On March 9, US Senator Lindsey Graham issued a threat: Saudi Arabia and the GCC countries must join the fight against Iran. “If not, consequences will follow.”
The response from the Gulf was instructive and unprecedented. Khalaf al-Habtoor, a billionaire close to the UAE's ruling circles, delivered a stinging rebuke - later deleted but widely understood to reflect regime sentiment. “If President Donald Trump and Senator Graham are prepared to risk their country and the lives of Americans for Israel’s interests, that is their choice,” Habtoor wrote. “As for us, we will not do the same. Anyone who hears your statements might think you're a member of the Israeli Knesset.”
Saudi influencers joined the chorus, openly cursing Graham on social media. “You are a senator from South Carolina, not the President of the United States and certainly not the commander of Saudi Arabia's military. So STFU and know your place.”
This exchange exposes the deep fracture separating the Gulf states from their supposed allies. They no longer trust any party to this war. They cannot rely on the US for security, seeing Washington prioritise Israeli goals over Arab stability. They fear America will declare victory and leave behind a mess. They fear Israel dragging them into the conflict. They fear Iran. But most of all the ruling families fear prolonged war will expose their own fragile foundations.

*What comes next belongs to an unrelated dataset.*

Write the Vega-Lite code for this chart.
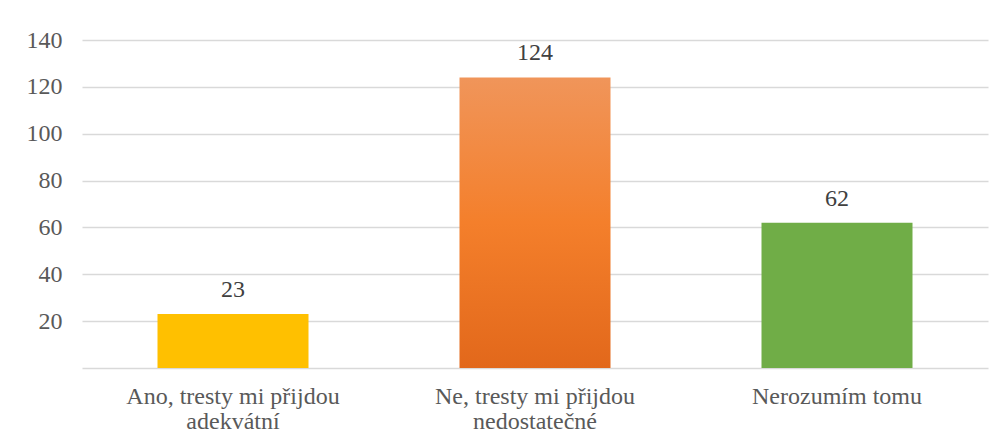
{
  "$schema": "https://vega.github.io/schema/vega-lite/v6.json",
  "autosize": {"type": "none"},
  "width": 906,
  "height": 328,
  "padding": {"left": 82, "top": 40, "right": 17, "bottom": 77},
  "background": "white",
  "config": {
    "view": {"stroke": null},
    "font": "Liberation Serif"
  },
  "data": {
    "values": [
      {"kategorie": "Ano, tresty mi přijdou adekvátní", "pocet": 23},
      {"kategorie": "Ne, tresty mi přijdou nedostatečné", "pocet": 124},
      {"kategorie": "Nerozumím tomu", "pocet": 62}
    ]
  },
  "encoding": {
    "x": {
      "field": "kategorie",
      "type": "nominal",
      "sort": ["Ano, tresty mi přijdou adekvátní", "Ne, tresty mi přijdou nedostatečné", "Nerozumím tomu"],
      "scale": {
        "domain": ["Ano, tresty mi přijdou adekvátní", "Ne, tresty mi přijdou nedostatečné", "Nerozumím tomu"],
        "paddingInner": 0.5,
        "paddingOuter": 0.25
      },
      "axis": {
        "title": null,
        "domain": false,
        "ticks": false,
        "labelAngle": 0,
        "labelFont": "Liberation Serif",
        "labelFontSize": 24,
        "labelColor": "#595959",
        "labelBaseline": "alphabetic",
        "labelPadding": 35,
        "labelLineHeight": 25,
        "labelLimit": 400,
        "labelExpr": "datum.label == 'Ano, tresty mi přijdou adekvátní' ? ['Ano, tresty mi přijdou', 'adekvátní'] : datum.label == 'Ne, tresty mi přijdou nedostatečné' ? ['Ne, tresty mi přijdou', 'nedostatečné'] : datum.label"
      }
    },
    "y": {
      "field": "pocet",
      "type": "quantitative",
      "scale": {"domain": [0, 140], "nice": false},
      "axis": {
        "title": null,
        "domain": false,
        "ticks": false,
        "values": [0, 20, 40, 60, 80, 100, 120, 140],
        "labelFont": "Liberation Serif",
        "labelFontSize": 24,
        "labelColor": "#595959",
        "labelPadding": 20,
        "gridColor": "#d9d9d9",
        "gridWidth": 1.5,
        "labelExpr": "datum.value == 0 ? '' : datum.label"
      }
    }
  },
  "layer": [
    {
      "transform": [{"filter": "datum.kategorie != 'Ne, tresty mi přijdou nedostatečné'"}],
      "mark": {"type": "bar"},
      "encoding": {
        "color": {
          "field": "kategorie",
          "type": "nominal",
          "legend": null,
          "scale": {
            "domain": ["Ano, tresty mi přijdou adekvátní", "Nerozumím tomu"],
            "range": ["#FFC000", "#70AD47"]
          }
        }
      }
    },
    {
      "transform": [{"filter": "datum.kategorie == 'Ne, tresty mi přijdou nedostatečné'"}],
      "mark": {
        "type": "bar",
        "color": {
          "gradient": "linear",
          "x1": 0, "y1": 0, "x2": 0, "y2": 1,
          "stops": [
            {"offset": 0, "color": "#F0955A"},
            {"offset": 0.5, "color": "#F47F2B"},
            {"offset": 1, "color": "#E2681B"}
          ]
        }
      }
    },
    {
      "mark": {
        "type": "text",
        "baseline": "alphabetic",
        "dy": -17,
        "font": "Liberation Serif",
        "fontSize": 24,
        "color": "#404040"
      },
      "encoding": {"text": {"field": "pocet", "type": "quantitative"}}
    }
  ]
}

Gulf rulers face an impossible choice. Join the American war and become legitimate targets for Iran's retaliation. Refuse and risk the wrath of their protector. This is the trap of client status, the inevitable cost of allowing America to be the GCC's security guarantor.
As discussed by Andreas Krieg in our 5 March podcast the United States has no strategy. Its war plans have changed multiple times. It is running out of interceptor missiles. Meanwhile, Iran executes a strategic plan decades long in preparation without deviation. It has effectively shut down the Strait of Hormuz, crashing global energy markets and sending US petrol prices climbing toward $4.00 per gallon, directly threatening Trump’s political base.
The colonial strategy of “divide and conquer” has been reversed. Iran now fractures its enemies. A growing gap separates Washington and Tel Aviv based on incompatible war aims. Israel, driven by its quest for “Greater Israel” and a racist supremacist ideology wants destruction regardless of global economic fallout. The United States, bound by material interests, must calculate the cost of what could become a global economic apocalypse.
Trump, characteristically, is in denial, attempting to manage a military catastrophe with the playbook of a New York con man, changing his story every few hours, hoping to talk his way out of reality. But reality cannot be talked away.
Washington and Tel Aviv now face a prolonged conflict they did not prepare for, cannot sustain and cannot win. By destroying US early detection systems and radars in the first ten days, Iran has pushed the American military into a corner it had failed to anticipate. The American plan to escalate will backfire as Iran can damage the Gulf states more than the United States can defend them.
Iran is prepared to endure significant punishment. It has learned from Vietnam, from Algeria, from every successful struggle against colonial domination. Though for most Iranians survival and an end to the war will suffice, the regime’s goals are grander: the complete defeat of American imperialism in West Asia, the humiliation of the Trump administration and the final decolonisation of the region.
As Mohsen Rezaee a former Revolutionary Guard commander observed: “Look, the big mistake they made was that they came and designed a short-term war, but they didn’t realise this might turn into a long-term one.”